Britain’s Courts ‘Full of Sex Offenders’, says Justice Secretary

AP Photo
AP Photo

Britain’s courts are experiencing a massive surge in prosecutions for sex offences following the denouncement of late TV presenter Jimmy Savile as a predatory paedophile, and the successful prosecution of Asian grooming gangs in Oxford and Rotherham, the Justice Secretary has said. Eight British prisons have been turned over to specialising in rape and sex offences.

Speaking to an audience at the Centre of Social Justice yesterday, the Daily Mail reports Justice Secretary Chris Grayling as saying: “Probably the biggest challenge has been an unexpected turnaround in the trends in our courts. Particularly with regard to sex offences.

“The aftermath of the Savile revelations and the dreadful events in places like Rotherham and Oxford have led to a substantial increase in the number of sex offenders in our courts.

“Talk to any judge and they will say our courts are full of them. More have been arriving in our prisons and they have been staying there for longer than typical offenders.

“So from a point when we were seeing a steady decline in population, we are now seeing a fairly rapid increase.”

Following the revelation of Savile’s crimes, police and prosecutors apologised for not taking allegations against Savile made when he was alive more seriously. They also assured the public that they had learned from past mistakes.

According to analysts, many more victims are deciding to come forward, including some reporting crimes which are decades old. Last week’s crime figures from the Office of National Statistics revealed that 24,043 rapes and 48,934 sexual offences were recorded by the police in the year to September 2014; the highest figures on record. Statisticians at the ONS cited the “Savile effect” as a cause for the upswing in numbers.

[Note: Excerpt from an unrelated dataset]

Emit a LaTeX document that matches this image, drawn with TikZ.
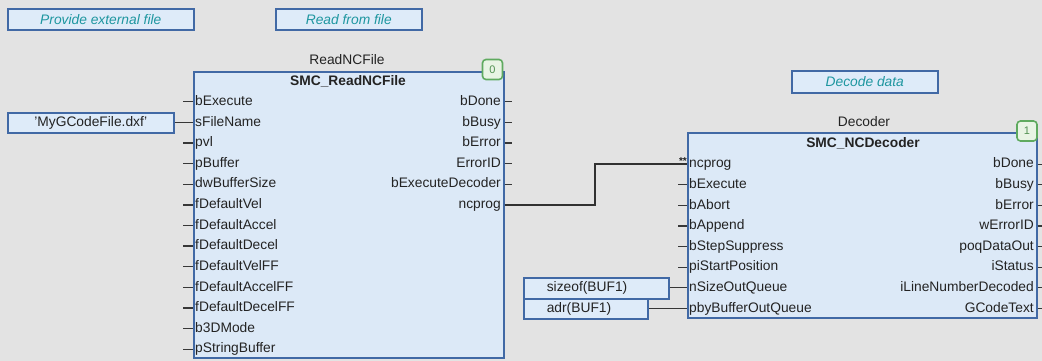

The Ministry of Justice has put the figure for the number of sex offenders currently behind bars at more than 11,000. But there has been an increase of 650 inmates, or about five percent, in the last year. Consequently, more than one in eight inmates are now behind bars for sexual offences.

Records show that the average length of jail time is also on the increase: in June 2011, four months before the death of Savile, the average sentence for a convicted sex attacker was 55.1 months, but that had risen to 59.7 months by June of last year.

As a result, eight prisons have been converted or opened to cater exclusively for paedophiles, rapists and sex offenders. Prison officials say that having specialised prisons makes it easier to treat inmates, including through the use of anti-libidinal drugs, which suppress sexual urges.